Sobre a possibilidade de algum navio chocar com o bloco de gelo, Martin O'Leary também desdramatiza: “É muito improvável que algum navio choque com o icebergue, a menos que o fizesse deliberadamente. Actualmente, seguimos os icebergues por satélite e, por isso, os navios sabem como os evitar. Os icebergues mais pequenos (demasiado pequenos para aparecerem nas imagens por satélite) podem ser um problema, mas a maioria dos navios opta por evitar as áreas onde são mais prováveis”. Por outro lado, o cientista lembra que actualmente o A-68 se encontra- no mar de Weddell, que “não é propriamente uma zona com muito movimento de navios”.
Martin O'Leary lembrou ainda que este é um dos maiores icebergues registados pelos investigadores, mas não é o maior. “O maior que registámos é o icebergue B-15, que se soltou da plataforma de gelo de Ross em 2000. Tinha 11.000 km2, ou seja, era quase o dobro do A-68. Andou à deriva por alguns anos e gradualmente foi-se partindo – ainda existem alguns pedaços dele a flutuar por aí”, disse, acrescentando que “há relatos mais antigos (antes do acesso a imagens de satélite) de icebergues maiores, mas é difícil perceber se devem mesmo ser levados a sério”.
Houve quem perguntasse se há pinguins no A-68. Martin O'Leary não fugiu a nenhuma questão e, por isso, deu-se ao cuidado de esclarecer esta dúvida. “Não! Os pinguins vivem uma existência anfíbia – eles precisam de poder entrar e sair da água. As margens de Larsen C (e agora de A-68) são penhascos verticais, pelo menos com 20 m de altura. Os pinguins podem entrar na água, mas eu não vejo grandes possibilidades de saírem da água e voltarem ao bloco de gelo. Geralmente, não há muita vida em plataformas de gelo ou icebergues”.
A separação do icebergue da plataforma Larsen C não foi uma surpresa. O risco de cisão e desprendimento já vinha a ser apontado durante os últimos meses, devido ao rápido crescimento da fissura que separava o bloco e a plataforma de gelo.
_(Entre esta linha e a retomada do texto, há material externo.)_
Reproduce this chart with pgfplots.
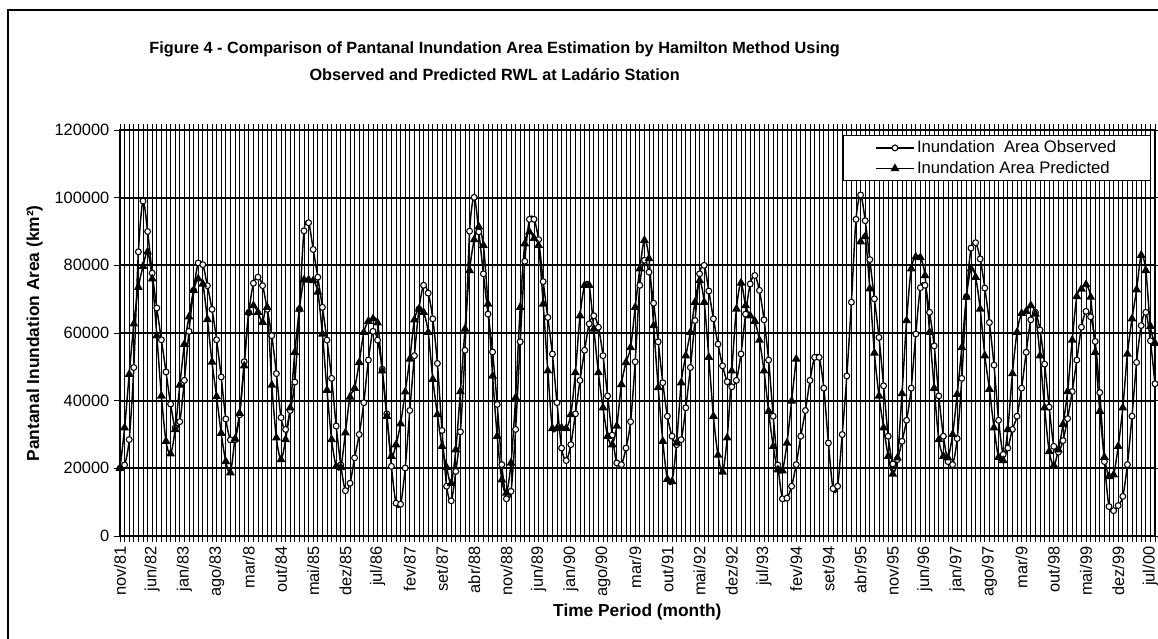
\documentclass[border=0pt]{standalone}
\usepackage{fontspec}
\setmainfont{Liberation Sans}
\usepackage{pgfplots}
\usepackage{pgfplotstable}
\pgfplotsset{compat=1.18}

% monthly values, index 0 = nov/81
\pgfplotstableread{
i obs pred
0 20000 20000
1 21000 32000
2 28500 47800
3 49800 62700
4 84000 73500
5 99000 79700
6 90000 84000
7 77700 76000
8 67400 59200
9 58000 41400
10 48500 28000
11 39000 24300
12 32000 31500
13 33800 44600
14 46000 56700
15 60500 64800
16 72600 72600
17 80700 76000
18 80200 74500
19 74000 64000
20 67000 51400
21 58000 41200
22 47000 30400
23 34600 22000
24 28400 18700
25 28400 28700
26 35800 36300
27 51500 50300
28 66000 66100
29 74700 68100
30 76500 66100
31 74000 63200
32 67000 67600
33 59200 44600
34 48000 29000
35 35000 22600
36 31500 28500
37 37100 37900
38 45500 54300
39 67000 67100
40 90200 75700
41 92600 75700
42 84700 75500
43 76500 72100
44 67600 59700
45 57900 43100
46 46600 28500
47 32500 20600
48 21000 20300
49 13400 30500
50 15600 41100
51 23100 43700
52 30000 51300
53 39400 60200
54 52000 63500
55 60500 64200
56 57900 63000
57 49300 48800
58 36100 35400
59 20600 23600
60 9700 27000
61 9400 33200
62 20100 42600
63 37100 52300
64 53300 63900
65 67100 67100
66 74100 66100
67 71800 60200
68 64200 46300
69 51000 35900
70 31200 26500
71 14700 20300
72 10400 15600
73 19100 25500
74 30800 42700
75 54900 61200
76 90100 78500
77 100100 87600
78 89900 91400
79 77500 85900
80 65600 68600
81 54400 47300
82 38900 29500
83 21100 16600
84 11000 12700
85 13200 21600
86 31500 40900
87 57400 67600
88 81200 86400
89 93600 89900
90 93600 88000
91 87600 85900
92 75200 68600
93 64600 48800
94 53800 31800
95 39400 31800
96 26000 32000
97 22300 31800
98 27000 35900
99 36100 48300
100 46000 65100
101 54900 74100
102 62700 74100
103 65100 61200
104 61700 48300
105 53300 37900
106 41400 29500
107 29800 27000
108 21600 32500
109 21100 44800
110 26000 51300
111 33800 55700
112 51500 67600
113 74100 79000
114 81500 87400
115 78000 82000
116 68800 62200
117 57400 43900
118 45300 28000
119 35400 16800
120 29500 16100
121 27000 27500
122 28500 45300
123 37900 53300
124 49800 60200
125 63700 69100
126 77500 75500
127 80000 69100
128 72400 52800
129 64200 35400
130 56700 23900
131 50300 18900
132 45600 29000
133 44100 48800
134 46000 67100
135 53800 74800
136 65600 68100
137 74500 65100
138 77000 63500
139 72600 57900
140 63900 48800
141 52000 36900
142 35400 26500
143 21000 19600
144 11000 19300
145 11200 27500
146 14700 39900
147 21100 52300
148 29500 nan
149 37100 nan
150 46000 nan
151 52800 nan
152 52800 nan
153 43700 nan
154 27500 nan
155 14000 nan
156 14700 nan
157 30000 nan
158 47300 nan
159 69100 nan
160 93600 nan
161 100800 87000
162 93200 88500
163 81700 73100
164 70100 54100
165 58700 41400
166 44400 32000
167 29500 23600
168 21300 18300
169 22600 23100
170 28000 42100
171 34200 63700
172 43700 79000
173 59700 82500
174 73400 82300
175 74100 77000
176 66100 60200
177 56200 43700
178 41400 28500
179 29500 23600
180 22000 23100
181 21100 30000
182 28800 41900
183 46600 55700
184 70700 70600
185 85100 79000
186 86700 76500
187 81900 67100
188 73300 53300
189 63100 43400
190 50500 32000
191 34200 23300
192 24100 22300
193 26000 31500
194 31500 48000
195 35400 60200
196 43700 65800
197 54300 66400
198 63900 68100
199 66100 65600
200 60900 53300
201 50800 37900
202 38100 25000
203 26500 20900
204 24800 25500
205 28200 33000
206 34700 42700
207 42700 57900
208 52000 70800
209 61700 73000
210 66400 74300
211 64800 70600
212 57500 54300
213 42400 36900
214 22000 23300
215 8700 17600
216 7500 18100
217 9000 26500
218 11700 37900
219 21100 53800
220 35400 64200
221 51300 72800
222 62200 83000
223 66100 78500
224 57700 62000
225 45000 57000
}\inundation

\begin{document}
\begin{tikzpicture}
\useasboundingbox (0,0) rectangle (868.5pt,-479.25pt);
\draw[line width=1.5pt] (6pt,-480pt) -- (6pt,-7.5pt) -- (869pt,-7.5pt);

\node[font=\fontsize{12.2}{20.25}\selectfont\bfseries, align=center] at (371pt,-46pt)
  {Figure 4 - Comparison of Pantanal Inundation Area Estimation by Hamilton Method Using\\
   Observed and Predicted RWL at Ladário Station};

\begin{axis}[
    at={(90pt,-402pt)}, anchor=south west,
    scale only axis, width=776.25pt, height=304.5pt,
    xmin=0, xmax=225, ymin=0, ymax=120000,
    xtick={0,7,...,224},
    xticklabels={nov/81,jun/82,jan/83,ago/83,mar/8,out/84,mai/85,dez/85,jul/86,fev/87,set/87,abr/88,nov/88,jun/89,jan/90,ago/90,mar/9,out/91,mai/92,dez/92,jul/93,fev/94,set/94,abr/95,nov/95,jun/96,jan/97,ago/97,mar/9,out/98,mai/99,dez/99,jul/00},
    minor xtick={0,1,...,225},
    ytick={0,20000,...,120000},
    scaled y ticks=false,
    yticklabel style={/pgf/number format/fixed, /pgf/number format/1000 sep={}},
    /pgf/number format/assume math mode=true,
    tick label style={font=\fontsize{12.3}{14}\selectfont, black},
    xticklabel style={rotate=90, anchor=east},
    tick align=outside, major tick length=4.5pt, minor tick length=4.5pt,
    tick style={black, line width=0.6pt},
    xmajorgrids, xminorgrids, ymajorgrids,
    x grid style={black, line width=0.65pt},
    y grid style={black, line width=1.3pt},
    axis line style={black, line width=1pt},
    clip=false,
    legend cell align=left,
    legend style={at={(0.6986,0.9877)}, anchor=north west, draw=black, line width=0.75pt,
        font=\fontsize{12.5}{14}\selectfont, inner xsep=24pt, inner ysep=2pt, row sep=1pt},
    legend image code/.code={\draw[mark repeat=2,mark phase=2,#1] plot coordinates {(0pt,0pt) (14pt,0pt) (28pt,0pt)};},
]
\addplot[black, line width=1.1pt, smooth, mark=*, mark size=2.2pt,
    mark options={fill=white, draw=black, line width=0.8pt}] table[x=i, y=obs] {\inundation};
\addlegendentry{Inundation\space\space Area Observed}
\addplot[black, line width=1.1pt, smooth, mark=triangle*, mark size=2.8pt,
    unbounded coords=jump] table[x=i, y=pred] {\inundation};
\addlegendentry{Inundation Area Predicted}
\end{axis}

\node[font=\fontsize{13}{15}\selectfont\bfseries, rotate=90] at (26pt,-250pt) {Pantanal Inundation Area (km²)};
\node[font=\fontsize{13}{15}\selectfont\bfseries] at (478pt,-459pt) {Time Period (month)};
\end{tikzpicture}
\end{document}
Já se sabia que quando este bloco de gelo se soltasse, a plataforma Larsen C perderia mais de 10% da sua área; daqui resulta que a frente de gelo fica na posição mais recuada de sempre. “Este fenómeno vai mudar de forma fundamental a paisagem da Península Antárctica”, alertaram os investigadores do Projecto Midas, que agora seguem a lenta viagem do enorme pedaço de gelo. Os cientistas e o bloco de gelo estão unidos há vários meses e esta ligação vai continuar agora que ele é um icebergue à deriva. Até que o tempo, as correntes e o vento desfaçam o gelo e os separem.